- STATED GOAL:
Pictures stay out of this copy, which runs from the first line of the material through the line containing "import pandas as pd".

Start of INFORMATION SUPPLIED

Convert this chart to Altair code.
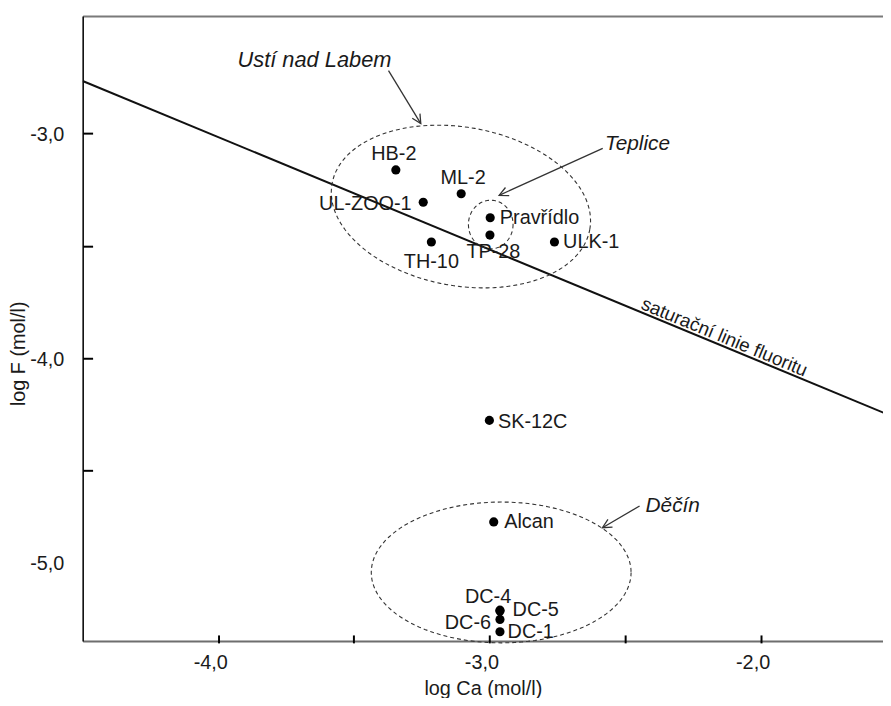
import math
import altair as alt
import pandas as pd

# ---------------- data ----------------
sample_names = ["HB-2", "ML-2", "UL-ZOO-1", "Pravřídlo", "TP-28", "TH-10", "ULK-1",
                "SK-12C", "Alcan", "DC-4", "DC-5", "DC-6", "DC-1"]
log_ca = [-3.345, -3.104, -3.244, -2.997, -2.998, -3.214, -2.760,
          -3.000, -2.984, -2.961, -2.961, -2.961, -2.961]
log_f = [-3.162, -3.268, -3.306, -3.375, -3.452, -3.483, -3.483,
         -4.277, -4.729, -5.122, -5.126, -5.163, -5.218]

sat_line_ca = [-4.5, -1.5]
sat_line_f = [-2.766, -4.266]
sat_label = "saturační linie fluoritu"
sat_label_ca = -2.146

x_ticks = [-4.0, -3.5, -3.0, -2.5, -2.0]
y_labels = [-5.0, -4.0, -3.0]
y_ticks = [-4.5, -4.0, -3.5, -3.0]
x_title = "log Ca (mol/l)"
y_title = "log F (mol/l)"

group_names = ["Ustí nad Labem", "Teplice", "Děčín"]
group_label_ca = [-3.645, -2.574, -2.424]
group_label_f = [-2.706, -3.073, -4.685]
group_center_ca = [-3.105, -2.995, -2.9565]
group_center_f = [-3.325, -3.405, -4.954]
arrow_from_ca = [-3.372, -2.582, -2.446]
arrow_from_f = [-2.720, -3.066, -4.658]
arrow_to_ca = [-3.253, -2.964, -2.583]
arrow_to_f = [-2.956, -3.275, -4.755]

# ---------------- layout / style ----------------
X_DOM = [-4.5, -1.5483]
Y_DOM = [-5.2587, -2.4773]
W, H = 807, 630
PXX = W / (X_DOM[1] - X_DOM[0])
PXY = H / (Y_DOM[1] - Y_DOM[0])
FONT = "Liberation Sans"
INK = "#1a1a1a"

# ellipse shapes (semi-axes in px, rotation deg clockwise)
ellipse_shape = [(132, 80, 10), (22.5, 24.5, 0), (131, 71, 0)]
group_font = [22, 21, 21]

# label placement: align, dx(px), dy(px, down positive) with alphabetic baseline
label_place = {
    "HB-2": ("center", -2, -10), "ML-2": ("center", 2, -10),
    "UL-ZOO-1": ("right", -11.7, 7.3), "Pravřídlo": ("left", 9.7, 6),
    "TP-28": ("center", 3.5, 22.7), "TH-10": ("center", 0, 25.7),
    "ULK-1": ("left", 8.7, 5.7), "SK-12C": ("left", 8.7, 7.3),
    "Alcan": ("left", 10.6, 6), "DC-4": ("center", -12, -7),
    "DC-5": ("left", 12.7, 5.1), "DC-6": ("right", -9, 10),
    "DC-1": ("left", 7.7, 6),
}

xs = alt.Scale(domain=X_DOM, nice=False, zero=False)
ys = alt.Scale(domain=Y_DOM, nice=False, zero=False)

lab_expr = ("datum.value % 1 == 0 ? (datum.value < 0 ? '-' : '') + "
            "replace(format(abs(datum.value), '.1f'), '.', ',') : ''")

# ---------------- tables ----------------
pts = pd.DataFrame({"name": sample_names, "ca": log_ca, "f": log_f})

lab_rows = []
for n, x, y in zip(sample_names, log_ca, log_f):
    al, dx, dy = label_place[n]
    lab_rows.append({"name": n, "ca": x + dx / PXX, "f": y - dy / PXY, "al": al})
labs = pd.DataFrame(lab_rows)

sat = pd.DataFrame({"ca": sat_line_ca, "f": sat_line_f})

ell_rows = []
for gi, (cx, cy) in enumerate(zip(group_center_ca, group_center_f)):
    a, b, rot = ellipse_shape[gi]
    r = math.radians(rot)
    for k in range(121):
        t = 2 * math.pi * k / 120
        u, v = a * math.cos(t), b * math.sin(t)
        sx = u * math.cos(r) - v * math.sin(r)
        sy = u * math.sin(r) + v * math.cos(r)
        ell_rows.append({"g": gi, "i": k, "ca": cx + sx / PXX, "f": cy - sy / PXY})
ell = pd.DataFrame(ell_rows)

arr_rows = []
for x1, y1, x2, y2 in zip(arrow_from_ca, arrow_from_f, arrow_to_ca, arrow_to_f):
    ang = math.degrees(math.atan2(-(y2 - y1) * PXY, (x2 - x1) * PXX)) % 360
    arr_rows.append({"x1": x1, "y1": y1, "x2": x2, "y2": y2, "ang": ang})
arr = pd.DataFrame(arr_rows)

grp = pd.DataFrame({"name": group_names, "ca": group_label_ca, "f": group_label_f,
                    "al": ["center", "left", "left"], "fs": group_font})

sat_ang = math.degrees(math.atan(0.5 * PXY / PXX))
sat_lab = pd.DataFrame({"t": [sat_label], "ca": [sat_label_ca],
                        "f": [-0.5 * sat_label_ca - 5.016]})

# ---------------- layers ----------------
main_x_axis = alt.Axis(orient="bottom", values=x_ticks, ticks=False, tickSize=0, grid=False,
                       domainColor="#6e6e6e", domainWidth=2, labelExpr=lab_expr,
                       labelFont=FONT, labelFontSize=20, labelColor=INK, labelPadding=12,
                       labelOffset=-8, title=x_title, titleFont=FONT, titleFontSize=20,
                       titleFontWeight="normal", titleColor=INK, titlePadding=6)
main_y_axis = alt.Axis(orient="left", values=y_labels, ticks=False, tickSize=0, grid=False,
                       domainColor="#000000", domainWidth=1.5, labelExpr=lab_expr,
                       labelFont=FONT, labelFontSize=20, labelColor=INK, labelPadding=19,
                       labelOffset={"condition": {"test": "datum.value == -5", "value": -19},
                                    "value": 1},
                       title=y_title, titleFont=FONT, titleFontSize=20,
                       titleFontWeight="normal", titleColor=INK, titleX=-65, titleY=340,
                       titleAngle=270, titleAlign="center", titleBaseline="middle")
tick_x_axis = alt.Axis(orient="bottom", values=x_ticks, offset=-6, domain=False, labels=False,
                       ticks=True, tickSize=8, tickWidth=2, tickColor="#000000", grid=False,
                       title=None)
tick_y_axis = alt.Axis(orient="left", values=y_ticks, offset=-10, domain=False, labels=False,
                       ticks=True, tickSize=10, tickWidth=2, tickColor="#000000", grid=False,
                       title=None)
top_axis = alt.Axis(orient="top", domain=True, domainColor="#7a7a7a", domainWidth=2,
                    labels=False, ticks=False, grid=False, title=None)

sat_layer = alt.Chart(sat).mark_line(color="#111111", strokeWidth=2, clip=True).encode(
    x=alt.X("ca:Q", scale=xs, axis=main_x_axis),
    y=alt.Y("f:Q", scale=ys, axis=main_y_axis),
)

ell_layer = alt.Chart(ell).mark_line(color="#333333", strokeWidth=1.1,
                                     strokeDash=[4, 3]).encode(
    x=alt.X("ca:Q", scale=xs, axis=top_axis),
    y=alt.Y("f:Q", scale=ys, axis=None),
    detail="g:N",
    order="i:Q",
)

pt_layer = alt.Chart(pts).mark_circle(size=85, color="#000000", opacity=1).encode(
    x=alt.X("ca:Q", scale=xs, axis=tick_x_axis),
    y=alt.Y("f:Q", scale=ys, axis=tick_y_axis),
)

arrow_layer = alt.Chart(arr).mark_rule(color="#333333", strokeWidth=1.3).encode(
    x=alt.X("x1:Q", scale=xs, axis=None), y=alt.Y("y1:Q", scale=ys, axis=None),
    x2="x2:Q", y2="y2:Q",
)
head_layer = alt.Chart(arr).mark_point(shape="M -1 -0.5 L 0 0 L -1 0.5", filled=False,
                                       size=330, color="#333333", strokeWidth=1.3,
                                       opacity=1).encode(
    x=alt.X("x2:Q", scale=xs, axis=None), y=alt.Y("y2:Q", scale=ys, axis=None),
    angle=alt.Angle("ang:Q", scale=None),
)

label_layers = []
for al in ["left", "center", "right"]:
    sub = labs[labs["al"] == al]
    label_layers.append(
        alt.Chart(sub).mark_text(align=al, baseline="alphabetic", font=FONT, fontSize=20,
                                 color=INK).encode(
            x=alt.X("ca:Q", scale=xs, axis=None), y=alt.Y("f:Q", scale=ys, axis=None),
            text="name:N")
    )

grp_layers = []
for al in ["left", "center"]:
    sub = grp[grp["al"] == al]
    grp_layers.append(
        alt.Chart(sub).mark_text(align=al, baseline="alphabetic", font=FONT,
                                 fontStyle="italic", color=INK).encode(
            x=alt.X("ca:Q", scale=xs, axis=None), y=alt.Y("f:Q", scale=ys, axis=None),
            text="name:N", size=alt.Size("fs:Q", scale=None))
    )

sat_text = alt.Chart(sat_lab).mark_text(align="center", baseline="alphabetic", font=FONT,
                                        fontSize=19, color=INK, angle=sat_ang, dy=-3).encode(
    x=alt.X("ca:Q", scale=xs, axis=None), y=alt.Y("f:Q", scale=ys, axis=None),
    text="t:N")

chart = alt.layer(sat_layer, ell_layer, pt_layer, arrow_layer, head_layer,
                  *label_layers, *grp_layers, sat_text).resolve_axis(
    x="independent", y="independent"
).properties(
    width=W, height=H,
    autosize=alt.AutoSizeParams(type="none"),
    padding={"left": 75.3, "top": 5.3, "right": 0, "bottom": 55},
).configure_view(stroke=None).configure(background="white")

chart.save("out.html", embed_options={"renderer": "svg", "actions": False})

End of INFORMATION SUPPLIED

- REPLY:
Convert this chart to Altair code.
import math
import altair as alt
import pandas as pd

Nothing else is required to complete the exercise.